## Exercise task
Leave out the pictures, and write out exactly the lines from the beginning of the material to the line holding "[-0.15, 0.17, 0.17, 0.18]]", that line included, and nothing else.

## Dataset excerpt
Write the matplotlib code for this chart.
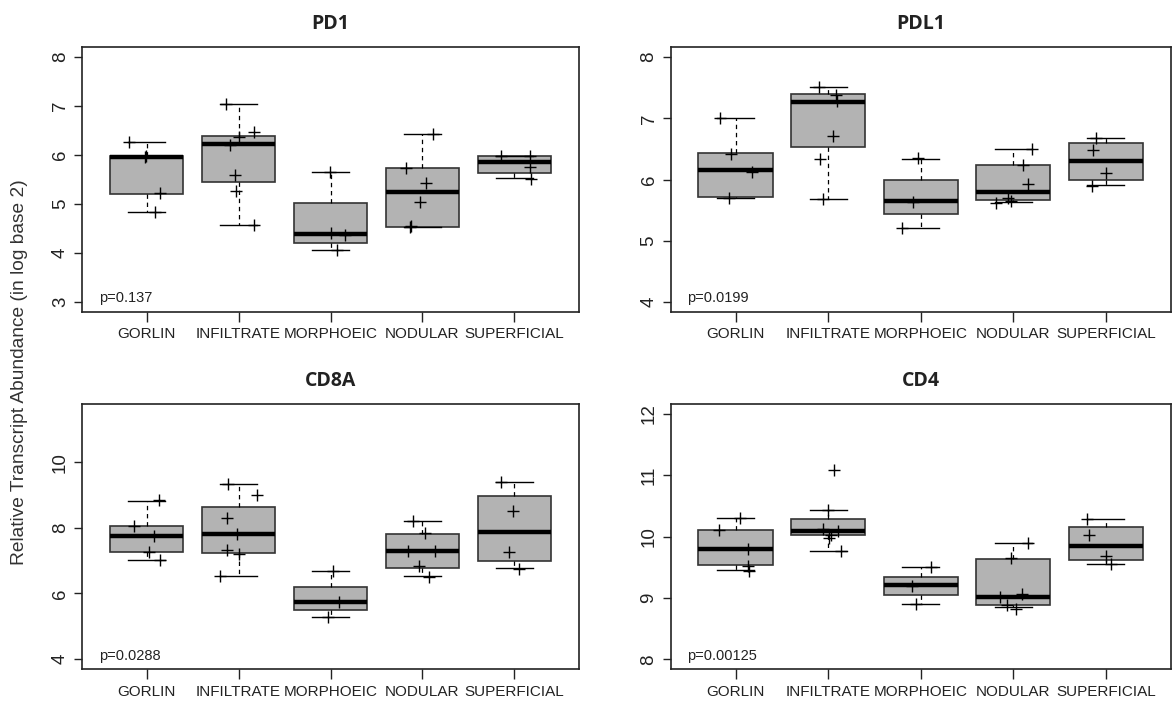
import matplotlib
matplotlib.use("Agg")
import matplotlib.pyplot as plt

plt.rcParams['font.family'] = ['Liberation Sans', 'DejaVu Sans']

groups = ['GORLIN', 'INFILTRATE', 'MORPHOEIC', 'NODULAR', 'SUPERFICIAL']

# box stats per group: [lower whisker, Q1, median, Q3, upper whisker]
pd1_stats = [[4.84, 5.21, 5.95, 5.99, 6.27],
             [4.57, 5.45, 6.22, 6.39, 7.05],
             [4.06, 4.21, 4.38, 5.03, 5.66],
             [4.53, 4.54, 5.25, 5.74, 6.42],
             [5.53, 5.63, 5.86, 5.97, 5.98]]
pd1_points = [[6.27, 5.99, 5.95, 5.22, 4.84],
              [7.05, 6.48, 6.37, 6.21, 5.60, 5.26, 4.57],
              [5.66, 4.40, 4.36, 4.06],
              [6.42, 5.74, 5.42, 5.05, 4.55, 4.52],
              [5.98, 5.98, 5.75, 5.52]]
pd1_jitter = [[-0.19, -0.01, -0.02, 0.14, 0.09],
              [-0.14, 0.17, 0.0, -0.09, -0.04, -0.03, 0.17],
              [-0.01, 0.0, 0.16, 0.07],
              [0.12, -0.18, 0.04, -0.03, -0.12, -0.14],
              [-0.15, 0.17, 0.17, 0.18]]

pdl1_stats = [[5.69, 5.72, 6.15, 6.44, 7.00],
              [5.68, 6.53, 7.27, 7.39, 7.51],
              [5.21, 5.43, 5.65, 6.00, 6.34],
              [5.63, 5.66, 5.80, 6.23, 6.50],
              [5.91, 6.00, 6.30, 6.59, 6.67]]
pdl1_points = [[7.00, 6.42, 6.13, 5.70],
               [7.51, 7.38, 7.28, 6.71, 6.33, 5.68],
               [6.35, 5.64, 5.21],
               [6.50, 6.23, 5.93, 5.69, 5.65, 5.62],
               [6.67, 6.49, 6.10, 5.90]]
pdl1_jitter = [[-0.17, -0.05, 0.18, -0.07],
               [-0.10, 0.09, 0.10, 0.05, -0.09, -0.06],
               [-0.03, -0.08, -0.20],
               [0.20, 0.10, 0.16, -0.06, -0.03, -0.19],
               [-0.11, -0.14, 0.0, -0.15]]

cd8a_stats = [[7.03, 7.26, 7.75, 8.06, 8.82],
              [6.52, 7.22, 7.80, 8.65, 9.33],
              [5.29, 5.49, 5.72, 6.20, 6.67],
              [6.52, 6.76, 7.30, 7.82, 8.22],
              [6.76, 6.99, 7.88, 8.96, 9.41]]
cd8a_points = [[8.85, 8.06, 7.75, 7.26, 7.02],
               [9.33, 9.00, 8.30, 7.80, 7.32, 7.20, 6.52],
               [6.67, 5.73, 5.29],
               [8.22, 7.83, 7.30, 7.30, 6.82, 6.51],
               [9.41, 8.50, 7.26, 6.74]]
cd8a_jitter = [[0.13, -0.14, 0.08, 0.03, 0.14],
               [-0.12, 0.20, -0.13, -0.02, -0.13, 0.01, -0.20],
               [0.03, 0.09, -0.03],
               [-0.10, 0.03, -0.16, 0.14, -0.04, 0.07],
               [-0.14, -0.02, -0.06, 0.05]]

cd4_stats = [[9.45, 9.54, 9.80, 10.11, 10.30],
             [9.77, 10.02, 10.10, 10.28, 10.44],
             [8.91, 9.05, 9.21, 9.34, 9.50],
             [8.85, 8.88, 9.02, 9.64, 9.89],
             [9.56, 9.62, 9.84, 10.15, 10.28]]
cd4_points = [[10.30, 10.11, 9.80, 9.53, 9.44],
              [11.09, 10.43, 10.13, 10.09, 10.02, 9.98, 9.77],
              [9.50, 9.20, 8.91],
              [9.89, 9.66, 9.07, 9.01, 8.88, 8.83],
              [10.28, 10.02, 9.69, 9.55]]
cd4_jitter = [[0.05, -0.18, 0.13, 0.13, 0.15],
              [0.06, 0.0, -0.05, 0.11, 0.03, 0.01, 0.14],
              [0.11, -0.09, -0.05],
              [0.16, -0.02, 0.09, -0.14, -0.07, 0.03],
              [-0.20, -0.18, 0.0, 0.05]]

panels = [
    ('PD1', pd1_stats, pd1_points, pd1_jitter, 'p=0.137', (2.8, 8.2), [3, 4, 5, 6, 7, 8]),
    ('PDL1', pdl1_stats, pdl1_points, pdl1_jitter, 'p=0.0199', (3.84, 8.16), [4, 5, 6, 7, 8]),
    ('CD8A', cd8a_stats, cd8a_points, cd8a_jitter, 'p=0.0288', (3.68, 11.78), [4, 6, 8, 10]),
    ('CD4', cd4_stats, cd4_points, cd4_jitter, 'p=0.00125', (7.84, 12.16), [8, 9, 10, 11, 12]),
]

W, H = 1175, 705
rects = [(82.3, 47.3, 578.7, 311.7), (670.7, 47.3, 1170.7, 311.7),
         (82.3, 404, 578.7, 669.3), (670.7, 404, 1170.7, 669.3)]

fig = plt.figure(figsize=(W / 100, H / 100), dpi=100)

for (title, stats, points, jit, ptxt, ylim, yticks), (x0, y0, x1, y1) in zip(panels, rects):
    ax = fig.add_axes([x0 / W, 1 - y1 / H, (x1 - x0) / W, (y1 - y0) / H])
    bxstats = [dict(whislo=s[0], q1=s[1], med=s[2], q3=s[3], whishi=s[4], label=g)
               for s, g in zip(stats, groups)]
    ax.bxp(bxstats, positions=range(1, 6), widths=0.8, capwidths=0.4,
           showfliers=False, patch_artist=True,
           boxprops=dict(facecolor='#b3b3b3', edgecolor='#333333', linewidth=1.2),
           medianprops=dict(color='black', linewidth=3.2, solid_capstyle='butt'),
           whiskerprops=dict(color='black', linewidth=0.9, linestyle=(0, (3.5, 3))),
           capprops=dict(color='black', linewidth=1.0))
    for i, (vals, offs) in enumerate(zip(points, jit)):
        ax.plot([i + 1 + o for o in offs], vals, '+', color='black',
                markersize=9, markeredgewidth=1.0, zorder=5)
    ax.set_xlim(0.3, 5.7)
    ax.set_ylim(*ylim)
    ax.set_yticks(yticks)
    ax.set_xticks(range(1, 6))
    ax.set_xticklabels(groups, fontsize=11)
    ax.tick_params(axis='x', length=7, width=1, pad=4, colors='#222222')
    ax.tick_params(axis='y', length=5.5, width=1, pad=4, labelsize=13.5, colors='#222222')
    for lab in ax.get_yticklabels():
        lab.set_rotation(90)
        lab.set_va('center')
    for sp in ax.spines.values():
        sp.set_linewidth(1.2)
        sp.set_color('#222222')
    ax.set_title(title, fontsize=14, fontweight='bold', family=['Open Sans', 'DejaVu Sans'],
                 pad=13, color='#222222')
    ax.text(0.033, 0.05, ptxt, transform=ax.transAxes, fontsize=10.5, color='#222222',
            va='center', ha='left')

fig.text(0.017, 0.4716, 'Relative Transcript Abundance (in log base 2)', rotation=90,
         ha='center', va='center', fontsize=13.8, color='#333333')

fig.savefig('out.png', dpi=100)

## Task response
Write the matplotlib code for this chart.
import matplotlib
matplotlib.use("Agg")
import matplotlib.pyplot as plt

plt.rcParams['font.family'] = ['Liberation Sans', 'DejaVu Sans']

groups = ['GORLIN', 'INFILTRATE', 'MORPHOEIC', 'NODULAR', 'SUPERFICIAL']

# box stats per group: [lower whisker, Q1, median, Q3, upper whisker]
pd1_stats = [[4.84, 5.21, 5.95, 5.99, 6.27],
             [4.57, 5.45, 6.22, 6.39, 7.05],
             [4.06, 4.21, 4.38, 5.03, 5.66],
             [4.53, 4.54, 5.25, 5.74, 6.42],
             [5.53, 5.63, 5.86, 5.97, 5.98]]
pd1_points = [[6.27, 5.99, 5.95, 5.22, 4.84],
              [7.05, 6.48, 6.37, 6.21, 5.60, 5.26, 4.57],
              [5.66, 4.40, 4.36, 4.06],
              [6.42, 5.74, 5.42, 5.05, 4.55, 4.52],
              [5.98, 5.98, 5.75, 5.52]]
pd1_jitter = [[-0.19, -0.01, -0.02, 0.14, 0.09],
              [-0.14, 0.17, 0.0, -0.09, -0.04, -0.03, 0.17],
              [-0.01, 0.0, 0.16, 0.07],
              [0.12, -0.18, 0.04, -0.03, -0.12, -0.14],
              [-0.15, 0.17, 0.17, 0.18]]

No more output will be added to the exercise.